Giresse, 63 ans, n'a rien oublié lui non plus : "Sur l'agression contre Battiston il n'y a rien de sifflé, ni rouge, ni jaune, même pas coup franc, zéro ! Sur le deuxième but allemand il y a faute sur moi et sur Michel Platini", s'enflamme encore l'ex-milieu de terrain.

Les France - Allemagne opposent des pays qui sont aussi deux vieux rivaux au sein de l'Europe. Lors de telles affiches, le football fait-il écho à l'histoire commune parfois conflictuelle des deux pays ?

"On ne va pas aller si loin, mais après ce match beaucoup de sentiments sont ressortis", répond Genghini. Et d'admettre tout de même que "ça allait plus loin qu'un simple match de football".

Au moment où Battiston est percuté de plein fouet par Schumacher, le score est de 1-1. Platini a répondu sur penalty à un but de Littbarski. La marque ne bouge pas dans le temps réglementaire mais en prolongation le match devient fou. La France mène rapidement (3-1), grâce à Tresor et Giresse, extatique.

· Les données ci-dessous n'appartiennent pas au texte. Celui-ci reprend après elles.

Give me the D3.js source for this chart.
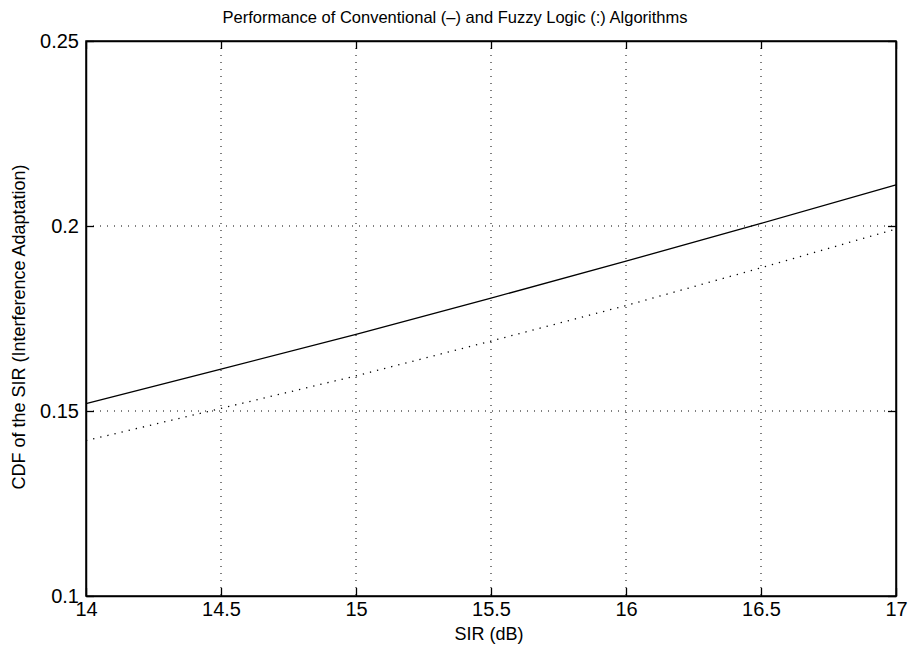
<!DOCTYPE html>
<html><head><meta charset="utf-8">
<script src="https://cdn.jsdelivr.net/npm/d3@7"></script>
<style>body{margin:0;background:#fff}svg{display:block}text{font-family:"Liberation Sans",Arial,Helvetica,sans-serif;fill:#000}</style>
</head><body><svg id="c" width="910" height="647"></svg>
<script>
const sirValues = [14, 14.5, 15, 15.5, 16, 16.5, 17];
const conventional = [0.152, 0.1613, 0.1707, 0.1805, 0.1905, 0.2007, 0.2111];
const fuzzy = [0.142, 0.1507, 0.1595, 0.1689, 0.1785, 0.1887, 0.1992];
const xTicks = [14, 14.5, 15, 15.5, 16, 16.5, 17];
const yTicks = [0.1, 0.15, 0.2, 0.25];

const L = 86, R = 896, T = 41, B = 596;
const svg = d3.select("#c");
const x = d3.scaleLinear().domain([14, 17]).range([L, R]);
const y = d3.scaleLinear().domain([0.1, 0.25]).range([B, T]);

// grid
const g = svg.append("g");
g.selectAll(".gx").data(xTicks.slice(1, -1)).join("line")
  .attr("x1", d => x(d)).attr("x2", d => x(d)).attr("y1", T).attr("y2", B)
  .attr("stroke", "#000").attr("stroke-width", 1).attr("stroke-dasharray", "1,6");
g.selectAll(".gy").data(yTicks.slice(1, -1)).join("line")
  .attr("y1", d => y(d)).attr("y2", d => y(d)).attr("x1", L).attr("x2", R)
  .attr("stroke", "#000").attr("stroke-width", 1).attr("stroke-dasharray", "1,6");

// lines
const line = d3.line().x((d, i) => x(sirValues[i])).y(d => y(d));
svg.append("path").datum(conventional).attr("d", line)
  .attr("fill", "none").attr("stroke", "#000").attr("stroke-width", 1.3);
svg.append("path").datum(fuzzy).attr("d", line)
  .attr("fill", "none").attr("stroke", "#000").attr("stroke-width", 1.3)
  .attr("stroke-dasharray", "1.3,6");

// axes (MATLAB style, inward ticks)
const fmt = d => String(d);
const ax = svg.append("g").attr("transform", `translate(0,${B})`)
  .call(d3.axisBottom(x).tickValues(xTicks).tickFormat(fmt).tickSizeInner(-8).tickSizeOuter(0).tickPadding(6));
const axT = svg.append("g").attr("transform", `translate(0,${T})`)
  .call(d3.axisTop(x).tickValues(xTicks).tickFormat("").tickSizeInner(-8).tickSizeOuter(0));
const ay = svg.append("g").attr("transform", `translate(${L},0)`)
  .call(d3.axisLeft(y).tickValues(yTicks).tickFormat(fmt).tickSizeInner(-8).tickSizeOuter(0).tickPadding(7));
const ayR = svg.append("g").attr("transform", `translate(${R},0)`)
  .call(d3.axisRight(y).tickValues(yTicks).tickFormat("").tickSizeInner(-8).tickSizeOuter(0));
[ax, axT, ay, ayR].forEach(a => {
  a.select(".domain").attr("stroke", "#000").attr("stroke-width", 1.5);
  a.selectAll(".tick line").attr("stroke", "#000").attr("stroke-width", 1.3);
  a.selectAll("text").style("font-size", "20px").style("font-family", '"Liberation Sans",Arial,sans-serif');
});
svg.append("rect").attr("x", L).attr("y", T).attr("width", R - L).attr("height", B - T)
  .attr("fill", "none").attr("stroke", "#000").attr("stroke-width", 1.5);

svg.append("text").attr("x", 455).attr("y", 23).attr("text-anchor", "middle")
  .style("font-size", "16.5px").text("Performance of Conventional (\u2013) and Fuzzy Logic (:) Algorithms");
svg.append("text").attr("x", 489).attr("y", 640).attr("text-anchor", "middle")
  .style("font-size", "18px").text("SIR (dB)");
svg.append("text").attr("transform", "translate(25,327) rotate(-90)").attr("text-anchor", "middle")
  .style("font-size", "18px").text("CDF of the SIR (Interference Adaptation)");
</script></body></html>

"Ce soir-là nous sommes passés par tous les états émotionnels imaginables en deux heures, c'est difficile de garder un bon souvenir d'une si cruelle défaite, mais à moi il me reste cet instant-là, ces quelques secondes après mon but, d'une intensité inouïe. Je remercie la vie de me l'avoir offert", s'émeut "Gigi".

- 'On va gagner' -

Car les Allemands égalisent et arrachent la séance des tirs au but. Après un raté allemand, Didier Six a l'occasion de qualifier les Bleus ; échec. La chance est passée. Maxime Bossis rate son tir. Horst Hrubesch qualifie l'Allemagne (3-3 a.p ; 5-4 t.a.b.).

"On est passé à côté de quelque chose de grand", dissèque Giresse dans un mea-culpa collectif : "Notre responsabilité est d'avoir continué à jouer à 3-1, nous aurions peut-être dû être un peu plus gestionnaires".

"C'est évidemment la plus grande déception de ma carrière. Je ne pensais pas qu'on puisse passer par autant d'émotions si fortes et si différentes en si peu de temps, l'espoir, la joie, la haine, le drame", souffle l'ex-joueur emblématique des Girondins de Bordeaux, devenu sélectionneur du Mali.

Et aujourd’hui ? Les France - Allemagne sont-ils toujours aussi brûlants ? "C'est toujours des rencontres particulières parce qu'on est des voisins", assure Genghini.

Battiston, lui, s'impatiente avant le Allemagne-France de l'Euro qui se jouera jeudi 7 juillet 2016, 34 ans quasiment jour pour jour après ce jeudi 8 juillet 1982 : "C'est une autre demi-finale, mais il n'y a pas de rapport particulier avec Séville. Là, c'est une demi-finale qu'on va gagner".